Opioid abuse can be life-threatening, as overdose is likely in active addiction. Withdrawal from any addictive substance can be trying and even dangerous. Medical assistance is needed to withdraw from opioids safely.

A doctor will help you determine if methadone treatment is right for your particular situation. If you are entering an addiction treatment facility, you’ll receive an exam and assessment at intake. The supervising physician will determine if methadone or another form of medication-assisted treatment (MAT) may be right for you.

What to Look for in a Rehab Center

Look for a facility that has experienced, attentive, and caring staff members. The people are the foundation of any good rehabilitation clinic. Quality interactions between staff and clients are the basis for success in recovery.

Choose a center that staffs credentialed, experienced individuals. A medical physician should supervise the methadone prescription and delivery process. Other medical professionals should also be on the roster.

Methadone isn’t enough on its own. Therapy is the core of treatment, so the center should have experienced, compassionate therapists working with you.

Individualized treatment plans are necessary.

The most effective treatment plans are tailored to each client’s individual needs. A cookie-cutter approach will not work.

A Path Forward

According to an article from The Washington Post, the rise of the opioid crisis has revived interest in methadone clinics. In states that have been hit hardest by the opioid crisis, they have started to license new methadone clinics to combat the issue. As a result, the methadone treatment industry has grown more in four years than it has in the prior 20.

From 2014 to 2018, 254 new methadone clinics were established. There hasn’t been such an increase in the industry since the 1970s.
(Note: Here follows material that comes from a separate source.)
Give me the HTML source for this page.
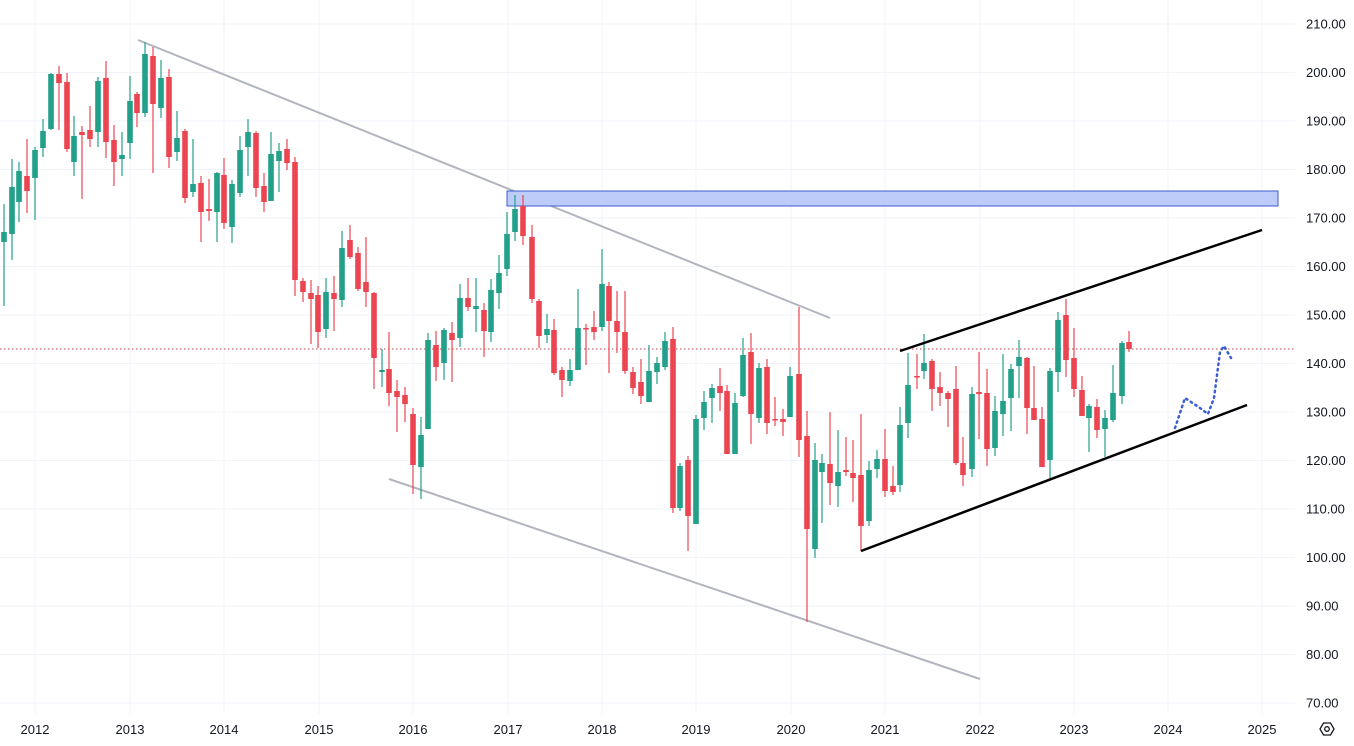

There is some controversy that surrounds methadone treatment. Some believe that a methadone treatment program is trading one addiction for another. Others say that it is one of the most effective and proven treatment programs for opioid-based addiction out there. A methadone prescription and bottle

As of now, methadone treatment is a highly regulated process. Many states have limited the number of clinics that can be licensed.

These clinics are required to provide certain services, such as therapy, HIV/AIDS counseling, family counseling, and vocational services.

If they don’t offer these services, they must refer clients to them.

In many states, clients have to visit clinics daily to get their dose of methadone. Methadone doesn’t offer flexibility in prescription, so most often, clients cannot take it at home.

Ultimately, methadone rehab can be appropriate for some people who are addicted to opioids. It should not be used on its own. It should be part of a complete program that includes intensive therapy.